Plus, it’s the 1960’s and 70’s. No iPhones. No computers. No internet. No videos, no DVDs, No VHS, no CDs. No cable TV. Our family TV didn’t even have UHF capability. Our black and white TV could pull in four TV stations from the roof antenna. One of them, channel 12, was PBS (Public Broadcasting System). I even remember that channel three was NBS, channel 6 was ABC, and channel 10 was CBS. Daytime TV was mostly soap operas (yawn).

What in the world did we do all day? What did we do all summer?

We played outside. We had a big backyard, big enough to play catch with a baseball. If we could find a third, we played “run the bases”, trying to slide in safely and steal a base. If you were alone, you played wall-ball in the driveway, throwing the ball at the wall and either catching it or hiding when it hit the neighbor’s house. I don’t know how my parents endured the constant thud-thud-thud of hours of wall-ball.

At least once a week we would jump our back yard fence into some private property that was basically a massive un-mown field owned by Boeing. The plant had long since closed, so no one was there. With a bucket of baseballs, we would hit fungos, field fly balls, and then peg throws home to the plate. The hitter had to quickly transition from batter to catcher. We lost a lot of balls in the long grass, but would find them again when someone occasionally mowed the field.,

One summer, we took the 4×8 piece of plywood that we had used for a model train setup and made a ping pong table.
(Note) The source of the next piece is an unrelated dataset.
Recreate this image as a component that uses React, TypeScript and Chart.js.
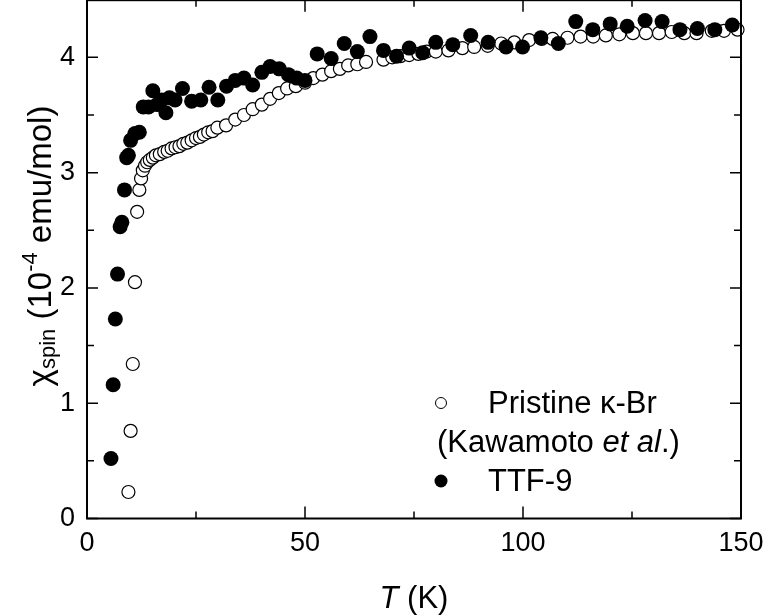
import React, { useEffect, useRef } from "react";
import { Chart, registerables } from "chart.js";

Chart.register(...registerables);

const pristineT = [9.5, 10.0, 10.5, 11.0, 11.5, 12.0, 12.4, 12.8, 13.3, 13.8, 14.4, 15.1, 15.8, 16.7, 17.7, 18.5, 19.4, 20.3, 21.2, 22.1, 23.0, 24.0, 25.0, 25.9, 26.8, 27.8, 28.8, 29.9, 31.9, 34.0, 36.0, 38.0, 40.1, 42.0, 44.0, 45.9, 47.9, 50.0, 51.9, 54.0, 56.0, 58.0, 59.9, 62.0, 64.0, 68.0, 70.0, 71.9, 73.9, 76.0, 77.9, 80.0, 82.9, 86.1, 88.8, 91.9, 95.0, 98.0, 101.4, 104.3, 106.8, 110.2, 113.2, 116.1, 119.0, 122.1, 125.2, 128.2, 131.2, 134.1, 137.0, 139.8, 143.3, 146.1, 149.2];
const pristineChi = [0.23, 0.76, 1.34, 2.05, 2.66, 2.85, 2.95, 3.02, 3.06, 3.09, 3.11, 3.13, 3.15, 3.16, 3.18, 3.19, 3.21, 3.22, 3.23, 3.25, 3.26, 3.28, 3.30, 3.31, 3.33, 3.35, 3.36, 3.39, 3.41, 3.46, 3.50, 3.55, 3.59, 3.64, 3.69, 3.73, 3.75, 3.78, 3.82, 3.85, 3.88, 3.90, 3.93, 3.94, 3.96, 3.98, 4.00, 4.01, 4.02, 4.03, 4.05, 4.05, 4.06, 4.08, 4.09, 4.10, 4.12, 4.13, 4.15, 4.16, 4.16, 4.17, 4.18, 4.18, 4.19, 4.20, 4.21, 4.21, 4.21, 4.22, 4.21, 4.21, 4.23, 4.23, 4.24];

const ttfT = [5.5, 6.0, 6.5, 7.0, 7.6, 8.0, 8.6, 9.1, 9.5, 10.0, 11.0, 12.0, 12.9, 14.1, 15.1, 16.1, 17.1, 18.1, 18.9, 20.2, 21.9, 24.0, 26.1, 28.0, 30.0, 32.0, 34.0, 36.0, 38.0, 40.1, 42.0, 44.1, 46.2, 48.1, 50.0, 52.8, 56.0, 59.0, 62.0, 64.9, 68.0, 71.0, 73.9, 77.0, 80.0, 83.9, 88.0, 92.0, 96.1, 99.9, 104.1, 108.1, 112.1, 116.0, 120.0, 123.9, 128.0, 131.9, 136.0, 140.0, 144.0, 148.0];
const ttfChi = [0.52, 1.16, 1.73, 2.12, 2.53, 2.57, 2.85, 3.13, 3.15, 3.28, 3.34, 3.35, 3.57, 3.57, 3.71, 3.59, 3.63, 3.52, 3.65, 3.63, 3.73, 3.62, 3.63, 3.74, 3.63, 3.75, 3.80, 3.82, 3.76, 3.87, 3.92, 3.90, 3.85, 3.82, 3.80, 4.03, 3.99, 4.12, 4.05, 4.18, 4.06, 4.01, 4.08, 4.04, 4.13, 4.11, 4.19, 4.13, 4.09, 4.09, 4.17, 4.12, 4.31, 4.24, 4.29, 4.27, 4.32, 4.31, 4.24, 4.25, 4.24, 4.28];

const xMajorTicks = [0, 50, 100, 150];
const xMinorTicks = [25, 75, 125];
const yMajorTicks = [0, 1, 2, 3, 4];
const yMinorTicks = [0.5, 1.5, 2.5, 3.5];

const FONT = "'Liberation Sans', Arial, sans-serif";
// canvas is shifted up by OFF px so the plot frame can reach the top edge
const OFF = 8;
const CANVAS_H = 615 + OFF;

const framePlugin = {
  id: "frame",
  afterDatasetsDraw(chart: any) {
    const { ctx, chartArea: a, scales } = chart;
    const xs = scales.x;
    const ys = scales.y;
    ctx.save();
    ctx.strokeStyle = "#000";
    ctx.lineWidth = 2;
    ctx.strokeRect(a.left, a.top + 0.5, a.right - a.left, a.bottom - a.top - 0.5);
    ctx.lineWidth = 1.5;
    const tick = (vals: number[], len: number, isX: boolean) => {
      vals.forEach((v) => {
        ctx.beginPath();
        if (isX) {
          const px = xs.getPixelForValue(v);
          ctx.moveTo(px, a.bottom);
          ctx.lineTo(px, a.bottom - len);
          ctx.moveTo(px, a.top);
          ctx.lineTo(px, a.top + len);
        } else {
          const py = ys.getPixelForValue(v);
          ctx.moveTo(a.left, py);
          ctx.lineTo(a.left + len, py);
          ctx.moveTo(a.right, py);
          ctx.lineTo(a.right - len, py);
        }
        ctx.stroke();
      });
    };
    tick(xMajorTicks, 12, true);
    tick(xMinorTicks, 7, true);
    tick(yMajorTicks, 11, false);
    tick(yMinorTicks, 7, false);
    ctx.restore();
  },
  afterDraw(chart: any) {
    const { ctx, chartArea: a } = chart;
    ctx.save();
    ctx.translate(0, OFF);
    ctx.fillStyle = "#000";
    ctx.textBaseline = "alphabetic";
    // X title
    const xt = `31px ${FONT}`;
    const xtI = `italic 31px ${FONT}`;
    ctx.font = xtI;
    const wT = ctx.measureText("T").width;
    ctx.font = xt;
    const wK = ctx.measureText(" (K)").width;
    const cx = (a.left + a.right) / 2;
    const x0 = cx - (wT + wK) / 2;
    ctx.font = xtI;
    ctx.fillText("T", x0, 608);
    ctx.font = xt;
    ctx.fillText(" (K)", x0 + wT, 608);

    // Y title (rotated)
    const big = `33px ${FONT}`;
    const small = `22px ${FONT}`;
    const parts = [
      { t: "\u03C7", f: big, dy: 0 },
      { t: "spin", f: small, dy: 4 },
      { t: " (10", f: big, dy: 0 },
      { t: "-4", f: small, dy: -14 },
      { t: " emu/mol)", f: big, dy: 0 },
    ];
    let total = 0;
    const widths = parts.map((p) => {
      ctx.font = p.f;
      const w = ctx.measureText(p.t).width;
      total += w;
      return w;
    });
    ctx.save();
    ctx.translate(51, 246);
    ctx.rotate(-Math.PI / 2);
    let px = -total / 2;
    parts.forEach((p, i) => {
      ctx.font = p.f;
      ctx.fillText(p.t, px, p.dy);
      px += widths[i];
    });
    ctx.restore();

    // Legend
    const lf = `31px ${FONT}`;
    const lfi = `italic 31px ${FONT}`;
    ctx.textBaseline = "middle";
    ctx.lineWidth = 1;
    ctx.strokeStyle = "#000";
    ctx.beginPath();
    ctx.arc(441, 403, 5.5, 0, Math.PI * 2);
    ctx.fillStyle = "#fff";
    ctx.fill();
    ctx.stroke();
    ctx.fillStyle = "#000";
    ctx.font = lf;
    ctx.fillText("Pristine \u03BA-Br", 488, 404);
    let lx = 437;
    const seg = [
      { t: "(Kawamoto ", f: lf },
      { t: "et al", f: lfi },
      { t: ".)", f: lf },
    ];
    seg.forEach((s) => {
      ctx.font = s.f;
      ctx.fillText(s.t, lx, 443);
      lx += ctx.measureText(s.t).width;
    });
    ctx.beginPath();
    ctx.arc(441, 481, 6.5, 0, Math.PI * 2);
    ctx.fill();
    ctx.font = lf;
    ctx.fillText("TTF-9", 488, 482);
    ctx.restore();
  },
};

export default function App() {
  const ref = useRef<HTMLCanvasElement | null>(null);
  useEffect(() => {
    if (!ref.current) return;
    const chart = new Chart(ref.current, {
      type: "scatter",
      data: {
        datasets: [
          {
            label: "TTF-9",
            data: ttfT.map((t, i) => ({ x: t, y: ttfChi[i] })),
            backgroundColor: "#000",
            borderColor: "#000",
            borderWidth: 0,
            pointRadius: 7.5,
            order: 0,
            clip: false as any,
          },
          {
            label: "Pristine",
            data: pristineT.map((t, i) => ({ x: t, y: pristineChi[i] })),
            backgroundColor: "#fff",
            borderColor: "#000",
            borderWidth: 1.2,
            pointRadius: 6.5,
            order: 1,
            clip: false as any,
          },
        ],
      },
      options: {
        animation: false,
        responsive: false,
        events: [],
        layout: { padding: { left: 0, top: 0, right: 26, bottom: 0 } },
        plugins: { legend: { display: false }, tooltip: { enabled: false } },
        scales: {
          x: {
            type: "linear",
            min: 0,
            max: 150,
            grid: { display: false, drawTicks: false },
            border: { display: false },
            ticks: {
              color: "#000",
              font: { size: 27, family: FONT },
              padding: 9,
              maxRotation: 0,
              autoSkip: false,
            },
            afterBuildTicks: (s: any) => {
              s.ticks = xMajorTicks.map((v) => ({ value: v }));
            },
            afterFit: (s: any) => {
              s.height = 96.5;
              s.paddingLeft = 0;
              s.paddingRight = 0;
            },
          },
          y: {
            type: "linear",
            min: 0,
            max: 4.5,
            grid: { display: false, drawTicks: false },
            border: { display: false },
            ticks: {
              color: "#000",
              font: { size: 27, family: FONT },
              padding: 12,
              autoSkip: false,
            },
            afterBuildTicks: (s: any) => {
              s.ticks = yMajorTicks.map((v) => ({ value: v }));
            },
            afterFit: (s: any) => {
              s.width = 87;
              s.paddingTop = 0;
              s.paddingBottom = 0;
            },
          },
        },
      },
      plugins: [framePlugin],
    });
    return () => chart.destroy();
  }, []);
  return (
    <div style={{ position: "fixed", left: 0, top: 0, width: 767, height: 615, overflow: "hidden", background: "#fff" }}>
      <canvas
        ref={ref}
        width={767}
        height={CANVAS_H}
        style={{ width: 767, height: CANVAS_H, display: "block", marginTop: -OFF }}
      />
    </div>
  );
}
It was on the small side, but it worked for our basement. We painted it blue because my dad had come leftover blue paint. We lined the edges and center line with white tape. We added a net, ping pong balls and paddles, and we were all set. We played many, many games with spins and slams, just about the time President Nixon’s ping-pong diplomacy was a thing.

We also had a dart board. We hung it on the concrete block wall of the basement, which was soon surrounded with hundreds of marks from darts that missed the board altogether. Why so many misses? We wound up and tried to throw them at the board as hard as we could.

A big amusement was Strat-O-Matic baseball. Strat-O-Matic baseball was a game played with Major League Baseball player cards and dice. You set a line up, rolled the dice, and the card for each player would tell you the out or hit result of that at-bat. OMG, we played that game for hours and hours, summer after summer. We had current teams. We had classic teams like the 1927 New York Yankees or the 1954 Philadelphia Phillies. We kept box scores. We compiled statistics. We typed up the stats. We were into it.

When the heat or summer showers kept us inside, we would pretend we had a restaurant, the Historian. We used mom’s old manual typewriter to type up menus featuring outrageous entrees with outrageous prices, and then pretend to be either waiters, cooks or diners.

We took a lot of bike rides. I had a 26-in one-speed Schwinn. My best friend had a ten-speed Schwinn Stingray. We would go out for hours, riding all over Delaware County.

One summer my dad put in an above-ground pool, which occupied us on all the hot days.

Once I got to Junior High School, there was a summer band program for a month or two. I loved summer band. It’s still a favorite part of my childhood memories. Combined with some high school students, we mostly just played through all kinds of concert and jazz band arrangements. I learned a lot of classic marches, show tunes and big band pieces during those years.

I still smile when I remember how I spent my summers fifty-plus years ago. Mom was blessed, too, because most of the time we stayed out of her hair.